Three key questions emerge from his experience: How is Bitcoin transmitted from one generation to the next? Who controls access when the original holder is no longer able? And does Bitcoin, in its purest form, truly serve humans throughout an entire lifetime?

From Cryptographic Ideology to Institutional Infrastructure

Hal Finney’s story marks a striking contrast between Bitcoin’s origins and its current state. He invested in the project when it was fragile, experimental, and driven by cypherpunk ideology, long before institutional adoption and financialization.

Today, Bitcoin is traded as an infrastructure sensitive to macroeconomic cycles. Spot ETFs, specialized custody platforms, and regulatory frameworks shape how most capital accesses this asset. Yet, these structures often trade sovereignty for convenience, raising a troubling question: is the original promise of individual control over Bitcoin preserved or diluted?

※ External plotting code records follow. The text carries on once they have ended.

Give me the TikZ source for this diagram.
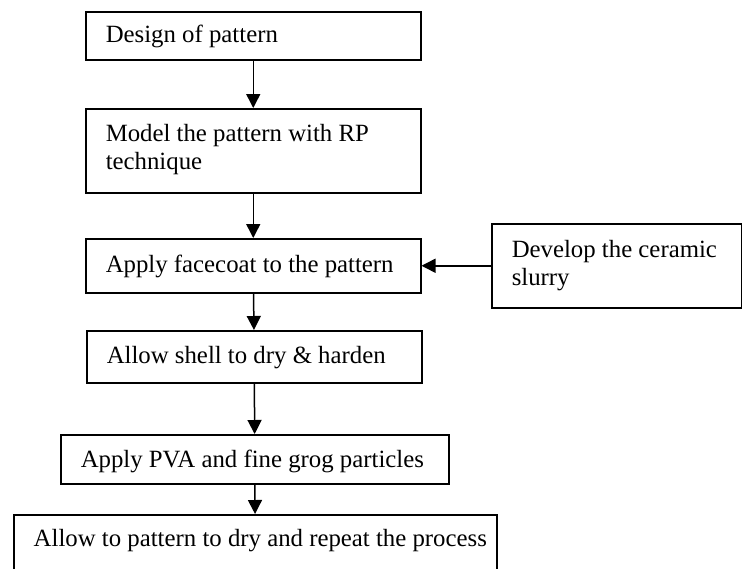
\documentclass[tikz,border=0pt]{standalone}
\usepackage{fontspec}
\setmainfont{Liberation Serif}
\usetikzlibrary{arrows.meta}
\begin{document}
\begin{tikzpicture}[x=1pt,y=-1pt,
  stepbox/.style={draw, line width=1.5pt, inner xsep=0pt, inner ysep=0pt,
    anchor=north west, font=\fontsize{24.8}{28}\selectfont,
    execute at begin node={\raggedright\leftskip=20pt\spaceskip=0pt\xspaceskip=0pt}},
  flow/.style={-{Triangle[width=14pt,length=14pt]}, line width=1.5pt}]
\useasboundingbox (0,0) rectangle (742,568);
\node[stepbox, text width=335pt, text height=31pt, text depth=17pt] (design) at (85,11) {Design of pattern};
\node[stepbox, text width=335pt, text height=33pt, text depth=51pt] (model) at (85,108) {Model the pattern with RP\\technique};
\node[stepbox, text width=335pt, text height=34pt, text depth=20pt] (facecoat) at (85,238) {Apply facecoat to the pattern};
\node[stepbox, text width=250pt, text height=34pt, text depth=50pt] (slurry) at (491,223) {Develop the ceramic\\slurry};
\node[stepbox, text width=335pt, text height=33pt, text depth=19pt] (shell) at (86,330) {Allow shell to dry \& harden};
\node[stepbox, text width=388pt, text height=33pt, text depth=16pt] (pva) at (60,434) {Apply PVA and fine grog particles};
\node[stepbox, text width=483pt, text height=32pt, text depth=40pt] (repeat) at (13,514) {Allow to pattern to dry and repeat the process};
\draw[flow] (design) -- (model);
\draw[flow] (model) -- (facecoat);
\draw[flow] (slurry) -- (facecoat);
\draw[flow] (facecoat) -- (shell);
\draw[flow] (shell) -- (pva);
\draw[flow] (pva) -- (repeat);
\end{tikzpicture}
\end{document}
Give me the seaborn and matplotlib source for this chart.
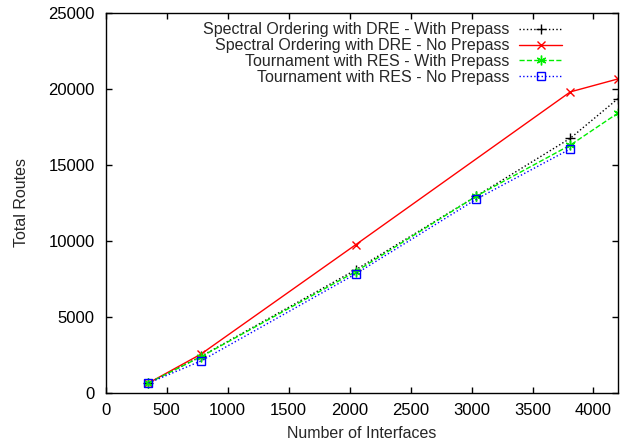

Finney himself perceived these two worlds. He believed in Bitcoin’s long-term potential but acknowledged that his own participation depended on circumstances, timing, and luck. He had weathered the early major market crashes and learned to detach emotionally from volatility—a mindset that engaged holders have largely adopted since.

Hal Finney’s Legacy: An Ongoing Question

Finney never portrayed his life as heroic or tragic. He saw himself as fortunate to have been present at the beginning, to have contributed meaningfully, and to have left something for his family. Seventeen years after his first public writings on Bitcoin, this perspective seems increasingly relevant.

Bitcoin has demonstrated that it can survive market shocks, regulatory pressures, and political control. What it has yet to fully resolve is: how does a system designed to challenge institutions adapt to the finite and vulnerable nature of its users?

Hal Finney’s legacy, understood through his own words, goes beyond being a pioneer. It is about illuminating the fundamental human questions that Bitcoin must answer—transitioning from code to legacy, from underground experience to established financial infrastructure. These questions remain at the heart of debates about the future of decentralized digital currency.